1. in  any war, there is a human cost, and captives are taken – the devil seeks to make slaves of people who become addicted to what he can offer, while the servants of God want to help set people free from him, without causing them to be captured by false teaching (Colossians 2:8-9)

2. any doctrine or system that presents a co-authority with Christ over the church is dangerously false, as is any system rooted in human tradition rather than book, chapter and verse

3. one of the devil’s  most powerful strategies is to reward false religion with the appearance of piety, so that many souls of men are deceived into enlisting in the wrong outfit, one “having the appearance of godliness, but denying its power” (Second Timothy 3:5).

4. unless we march forth with truth, ground will be lost (Second Corinthians 10:3-5)

 

D. Leadership

1. if we are to march forth and win battles for truth and righteousness, Christians must enlist in the Lord’s service, making him “the captain of their salvation” (Hebrews 2:10)

2. we are soldiers, marching in time with the Lord’s word, answering the bugle’s call to resist the devil and evangelize his territory (see First Corinthians 14:8); even “the locusts have no king, yet all of them march in rank” (Proverbs 30:27)

3. soldiers of the cross “fight the good fight of faith” (First Timothy 6:12), always being ready to suffer hardship and deprivation to further his cause (Second Timothy 2:1-4)

4. our faith “is the victory that has overcome the world” (First John 5:4), but only to the extent that we are willing to march forth and turn this rotten world upside down for Christ

 

Conclusion

Have we bivouacked long enough?
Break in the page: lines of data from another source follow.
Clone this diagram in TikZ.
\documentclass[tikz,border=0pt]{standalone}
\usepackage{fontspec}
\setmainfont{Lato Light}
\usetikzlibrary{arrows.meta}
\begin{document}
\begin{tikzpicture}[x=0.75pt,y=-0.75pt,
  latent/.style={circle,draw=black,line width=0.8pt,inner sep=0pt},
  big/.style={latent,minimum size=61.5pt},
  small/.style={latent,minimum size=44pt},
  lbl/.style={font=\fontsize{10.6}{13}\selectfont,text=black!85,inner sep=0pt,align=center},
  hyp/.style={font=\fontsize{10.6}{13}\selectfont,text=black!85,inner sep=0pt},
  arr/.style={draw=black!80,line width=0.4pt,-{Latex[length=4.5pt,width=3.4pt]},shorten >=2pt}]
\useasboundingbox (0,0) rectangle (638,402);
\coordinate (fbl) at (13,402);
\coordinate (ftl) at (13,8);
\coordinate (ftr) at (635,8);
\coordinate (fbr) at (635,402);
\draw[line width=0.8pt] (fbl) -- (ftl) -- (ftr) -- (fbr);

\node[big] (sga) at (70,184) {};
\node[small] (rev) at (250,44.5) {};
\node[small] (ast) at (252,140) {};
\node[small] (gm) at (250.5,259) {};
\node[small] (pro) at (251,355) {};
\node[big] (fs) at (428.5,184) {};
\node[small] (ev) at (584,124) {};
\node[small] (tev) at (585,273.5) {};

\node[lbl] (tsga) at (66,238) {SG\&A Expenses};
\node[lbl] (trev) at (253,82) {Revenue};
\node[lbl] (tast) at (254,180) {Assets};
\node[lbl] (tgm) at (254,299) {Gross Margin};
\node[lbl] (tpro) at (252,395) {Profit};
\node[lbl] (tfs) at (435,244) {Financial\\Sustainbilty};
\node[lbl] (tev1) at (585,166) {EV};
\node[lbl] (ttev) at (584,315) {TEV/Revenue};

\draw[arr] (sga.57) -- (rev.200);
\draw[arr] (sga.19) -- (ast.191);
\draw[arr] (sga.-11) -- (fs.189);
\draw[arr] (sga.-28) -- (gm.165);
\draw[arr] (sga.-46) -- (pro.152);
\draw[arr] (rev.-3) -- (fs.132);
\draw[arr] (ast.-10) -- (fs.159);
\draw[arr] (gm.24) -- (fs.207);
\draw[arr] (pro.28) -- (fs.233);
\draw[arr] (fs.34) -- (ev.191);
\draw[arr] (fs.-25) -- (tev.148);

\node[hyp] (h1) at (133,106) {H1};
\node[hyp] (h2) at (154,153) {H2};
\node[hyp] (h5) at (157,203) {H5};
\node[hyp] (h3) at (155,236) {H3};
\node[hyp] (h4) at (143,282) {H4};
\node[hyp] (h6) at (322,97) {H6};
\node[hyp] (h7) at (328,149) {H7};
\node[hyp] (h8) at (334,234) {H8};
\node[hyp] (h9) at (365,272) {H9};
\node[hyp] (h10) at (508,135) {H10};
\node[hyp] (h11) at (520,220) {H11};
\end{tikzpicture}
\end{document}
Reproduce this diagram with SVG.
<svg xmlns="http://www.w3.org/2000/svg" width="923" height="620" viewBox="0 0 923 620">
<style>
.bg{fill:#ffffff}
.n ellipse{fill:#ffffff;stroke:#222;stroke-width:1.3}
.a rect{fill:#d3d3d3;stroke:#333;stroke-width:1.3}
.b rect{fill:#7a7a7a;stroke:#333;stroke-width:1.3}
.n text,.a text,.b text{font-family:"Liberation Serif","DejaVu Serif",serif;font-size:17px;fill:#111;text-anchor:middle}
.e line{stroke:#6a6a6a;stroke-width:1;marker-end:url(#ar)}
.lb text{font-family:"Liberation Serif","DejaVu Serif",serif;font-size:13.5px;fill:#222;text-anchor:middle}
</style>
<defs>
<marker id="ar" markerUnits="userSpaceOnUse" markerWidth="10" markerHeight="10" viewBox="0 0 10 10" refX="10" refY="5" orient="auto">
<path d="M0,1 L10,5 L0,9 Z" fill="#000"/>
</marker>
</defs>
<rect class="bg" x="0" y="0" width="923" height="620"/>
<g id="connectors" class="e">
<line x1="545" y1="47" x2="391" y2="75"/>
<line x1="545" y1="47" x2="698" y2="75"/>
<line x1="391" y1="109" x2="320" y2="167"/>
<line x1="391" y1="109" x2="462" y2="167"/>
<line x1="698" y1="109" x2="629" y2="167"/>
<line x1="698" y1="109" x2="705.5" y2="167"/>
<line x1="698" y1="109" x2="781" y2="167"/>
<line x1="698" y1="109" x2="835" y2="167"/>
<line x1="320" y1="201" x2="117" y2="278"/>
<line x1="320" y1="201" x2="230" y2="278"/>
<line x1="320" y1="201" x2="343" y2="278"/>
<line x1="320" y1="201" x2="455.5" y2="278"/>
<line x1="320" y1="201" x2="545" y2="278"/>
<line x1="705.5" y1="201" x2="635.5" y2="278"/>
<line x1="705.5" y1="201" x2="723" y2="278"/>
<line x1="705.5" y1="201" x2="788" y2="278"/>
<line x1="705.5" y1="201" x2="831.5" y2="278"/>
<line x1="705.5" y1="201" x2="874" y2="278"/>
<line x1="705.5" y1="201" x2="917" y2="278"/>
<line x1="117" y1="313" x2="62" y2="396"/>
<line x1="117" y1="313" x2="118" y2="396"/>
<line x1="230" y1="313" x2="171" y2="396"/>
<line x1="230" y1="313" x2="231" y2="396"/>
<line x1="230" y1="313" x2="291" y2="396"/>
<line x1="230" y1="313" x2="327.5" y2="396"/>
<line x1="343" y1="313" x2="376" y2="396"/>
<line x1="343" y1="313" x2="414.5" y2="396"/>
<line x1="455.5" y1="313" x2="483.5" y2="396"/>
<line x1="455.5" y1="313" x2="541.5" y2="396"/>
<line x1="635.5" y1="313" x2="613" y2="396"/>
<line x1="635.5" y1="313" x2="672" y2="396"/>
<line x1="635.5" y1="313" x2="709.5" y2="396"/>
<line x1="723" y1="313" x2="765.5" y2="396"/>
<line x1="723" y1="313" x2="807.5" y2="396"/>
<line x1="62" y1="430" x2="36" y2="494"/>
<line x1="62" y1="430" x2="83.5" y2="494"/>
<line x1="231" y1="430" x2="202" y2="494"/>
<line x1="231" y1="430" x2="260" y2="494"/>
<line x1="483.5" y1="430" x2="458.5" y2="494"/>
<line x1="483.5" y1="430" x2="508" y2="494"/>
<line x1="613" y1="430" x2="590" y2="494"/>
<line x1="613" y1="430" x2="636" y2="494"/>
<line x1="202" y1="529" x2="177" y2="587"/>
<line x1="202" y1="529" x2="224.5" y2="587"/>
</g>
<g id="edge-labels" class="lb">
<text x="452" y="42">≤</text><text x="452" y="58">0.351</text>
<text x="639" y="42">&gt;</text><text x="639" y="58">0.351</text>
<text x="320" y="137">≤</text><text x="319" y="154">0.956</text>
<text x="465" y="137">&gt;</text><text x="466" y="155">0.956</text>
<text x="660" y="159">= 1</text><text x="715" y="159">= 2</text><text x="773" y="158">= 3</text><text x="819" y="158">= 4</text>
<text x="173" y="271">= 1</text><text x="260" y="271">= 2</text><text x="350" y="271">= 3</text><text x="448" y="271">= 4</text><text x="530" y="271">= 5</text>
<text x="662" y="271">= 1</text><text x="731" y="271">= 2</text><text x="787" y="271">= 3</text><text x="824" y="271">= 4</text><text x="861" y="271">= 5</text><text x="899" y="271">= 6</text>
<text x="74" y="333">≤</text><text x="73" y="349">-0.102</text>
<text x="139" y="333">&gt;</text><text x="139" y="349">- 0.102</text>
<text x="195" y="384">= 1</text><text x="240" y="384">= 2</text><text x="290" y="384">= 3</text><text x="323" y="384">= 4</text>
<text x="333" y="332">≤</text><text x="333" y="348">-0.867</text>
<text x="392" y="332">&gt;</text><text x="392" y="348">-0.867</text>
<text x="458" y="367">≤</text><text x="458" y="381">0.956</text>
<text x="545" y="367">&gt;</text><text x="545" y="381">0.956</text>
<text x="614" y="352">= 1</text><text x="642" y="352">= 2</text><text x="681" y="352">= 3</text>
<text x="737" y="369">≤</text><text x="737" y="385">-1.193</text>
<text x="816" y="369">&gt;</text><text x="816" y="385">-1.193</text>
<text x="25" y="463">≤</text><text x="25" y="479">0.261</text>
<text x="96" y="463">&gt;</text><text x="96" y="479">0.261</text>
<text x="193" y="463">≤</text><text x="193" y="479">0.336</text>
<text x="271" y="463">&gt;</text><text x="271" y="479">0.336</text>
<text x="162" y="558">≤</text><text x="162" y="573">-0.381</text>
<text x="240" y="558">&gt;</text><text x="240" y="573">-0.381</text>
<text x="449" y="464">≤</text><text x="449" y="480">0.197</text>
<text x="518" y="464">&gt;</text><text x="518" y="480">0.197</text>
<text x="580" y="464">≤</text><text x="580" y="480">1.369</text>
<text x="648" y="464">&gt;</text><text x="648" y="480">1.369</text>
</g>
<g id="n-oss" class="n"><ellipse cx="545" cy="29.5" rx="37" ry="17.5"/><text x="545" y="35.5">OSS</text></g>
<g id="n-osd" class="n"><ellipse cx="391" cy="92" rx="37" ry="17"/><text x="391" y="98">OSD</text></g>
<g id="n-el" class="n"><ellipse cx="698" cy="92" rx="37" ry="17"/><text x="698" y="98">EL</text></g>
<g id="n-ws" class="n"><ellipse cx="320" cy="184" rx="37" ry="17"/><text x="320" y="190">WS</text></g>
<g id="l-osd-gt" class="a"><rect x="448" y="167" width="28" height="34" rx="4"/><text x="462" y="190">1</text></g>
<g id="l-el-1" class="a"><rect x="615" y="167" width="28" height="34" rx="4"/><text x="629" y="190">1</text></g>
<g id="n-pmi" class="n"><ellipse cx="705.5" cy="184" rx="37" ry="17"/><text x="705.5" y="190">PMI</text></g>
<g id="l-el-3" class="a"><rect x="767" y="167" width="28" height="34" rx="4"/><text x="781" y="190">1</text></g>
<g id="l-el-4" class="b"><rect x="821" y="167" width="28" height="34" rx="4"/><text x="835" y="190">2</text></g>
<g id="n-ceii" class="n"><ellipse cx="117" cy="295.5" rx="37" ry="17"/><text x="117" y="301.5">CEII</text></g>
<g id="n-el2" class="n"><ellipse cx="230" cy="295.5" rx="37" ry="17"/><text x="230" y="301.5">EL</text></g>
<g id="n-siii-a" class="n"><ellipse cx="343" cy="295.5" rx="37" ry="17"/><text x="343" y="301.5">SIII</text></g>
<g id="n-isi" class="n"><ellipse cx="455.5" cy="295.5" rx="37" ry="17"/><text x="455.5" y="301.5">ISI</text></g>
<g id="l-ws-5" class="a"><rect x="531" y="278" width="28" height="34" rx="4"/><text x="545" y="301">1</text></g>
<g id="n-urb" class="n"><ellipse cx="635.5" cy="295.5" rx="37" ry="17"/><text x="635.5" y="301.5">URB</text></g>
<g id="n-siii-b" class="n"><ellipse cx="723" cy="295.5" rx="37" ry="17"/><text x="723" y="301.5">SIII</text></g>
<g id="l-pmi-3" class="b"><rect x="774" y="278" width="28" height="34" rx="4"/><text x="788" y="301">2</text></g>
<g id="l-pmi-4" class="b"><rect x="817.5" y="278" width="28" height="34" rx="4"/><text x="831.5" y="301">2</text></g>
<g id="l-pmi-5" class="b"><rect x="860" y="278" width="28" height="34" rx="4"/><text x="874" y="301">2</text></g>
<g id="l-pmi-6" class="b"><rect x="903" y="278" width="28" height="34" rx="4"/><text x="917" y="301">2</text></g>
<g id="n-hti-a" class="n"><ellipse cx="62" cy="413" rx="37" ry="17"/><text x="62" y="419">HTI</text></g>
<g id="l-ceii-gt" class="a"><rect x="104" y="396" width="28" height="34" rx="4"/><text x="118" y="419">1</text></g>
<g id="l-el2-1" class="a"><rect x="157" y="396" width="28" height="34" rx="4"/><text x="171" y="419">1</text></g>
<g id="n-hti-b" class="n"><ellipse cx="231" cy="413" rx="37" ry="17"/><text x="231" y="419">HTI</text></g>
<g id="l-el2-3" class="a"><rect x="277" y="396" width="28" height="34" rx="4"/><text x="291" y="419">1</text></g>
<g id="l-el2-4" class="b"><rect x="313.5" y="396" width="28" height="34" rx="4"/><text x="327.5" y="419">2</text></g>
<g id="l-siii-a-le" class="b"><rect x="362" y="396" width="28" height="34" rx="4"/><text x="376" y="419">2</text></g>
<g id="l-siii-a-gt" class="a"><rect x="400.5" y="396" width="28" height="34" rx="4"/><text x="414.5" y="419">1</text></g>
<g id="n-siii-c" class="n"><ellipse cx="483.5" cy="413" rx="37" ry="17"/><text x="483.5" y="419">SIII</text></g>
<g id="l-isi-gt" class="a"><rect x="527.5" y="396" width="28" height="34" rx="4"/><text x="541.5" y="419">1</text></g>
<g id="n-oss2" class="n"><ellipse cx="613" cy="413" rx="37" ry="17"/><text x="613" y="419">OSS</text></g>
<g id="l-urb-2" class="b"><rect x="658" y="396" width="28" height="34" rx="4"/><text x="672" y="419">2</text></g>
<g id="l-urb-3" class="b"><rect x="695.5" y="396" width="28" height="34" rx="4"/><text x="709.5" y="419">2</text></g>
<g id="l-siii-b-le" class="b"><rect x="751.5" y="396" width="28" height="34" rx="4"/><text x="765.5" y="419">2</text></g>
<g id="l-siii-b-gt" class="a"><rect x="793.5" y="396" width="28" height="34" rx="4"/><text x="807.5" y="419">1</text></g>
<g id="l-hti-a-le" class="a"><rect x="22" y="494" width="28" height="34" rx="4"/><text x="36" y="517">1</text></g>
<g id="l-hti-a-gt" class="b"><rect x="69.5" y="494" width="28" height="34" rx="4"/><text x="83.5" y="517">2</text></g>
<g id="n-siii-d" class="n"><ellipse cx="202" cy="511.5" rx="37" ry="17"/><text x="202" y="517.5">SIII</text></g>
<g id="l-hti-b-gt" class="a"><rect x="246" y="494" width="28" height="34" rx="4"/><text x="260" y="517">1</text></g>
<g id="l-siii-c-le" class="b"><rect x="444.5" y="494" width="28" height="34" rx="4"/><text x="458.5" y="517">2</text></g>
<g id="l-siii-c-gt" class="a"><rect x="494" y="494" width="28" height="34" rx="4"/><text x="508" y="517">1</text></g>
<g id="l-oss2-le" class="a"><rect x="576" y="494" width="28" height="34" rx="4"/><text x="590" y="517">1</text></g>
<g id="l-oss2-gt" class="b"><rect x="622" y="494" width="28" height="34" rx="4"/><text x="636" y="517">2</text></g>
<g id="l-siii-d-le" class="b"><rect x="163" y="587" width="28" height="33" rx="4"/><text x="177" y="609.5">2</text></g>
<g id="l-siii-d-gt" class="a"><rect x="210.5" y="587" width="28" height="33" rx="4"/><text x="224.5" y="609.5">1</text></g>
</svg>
It’s time to march forth – today!

 

Questions for Review

  1. Why might some Christians be uncomfortable with war imagery?
  2. How did Joshua’s army conquer Jericho? Why did they fail in Ai?
  3. Why was the Judges period full of lawlessness?
  4. What kind of battle are Christians in today?
  5. When should Christians be willing to yield rather than fight?
  6. How is evangelism like warfare?
  7. How are preachers especially compared to soldiers?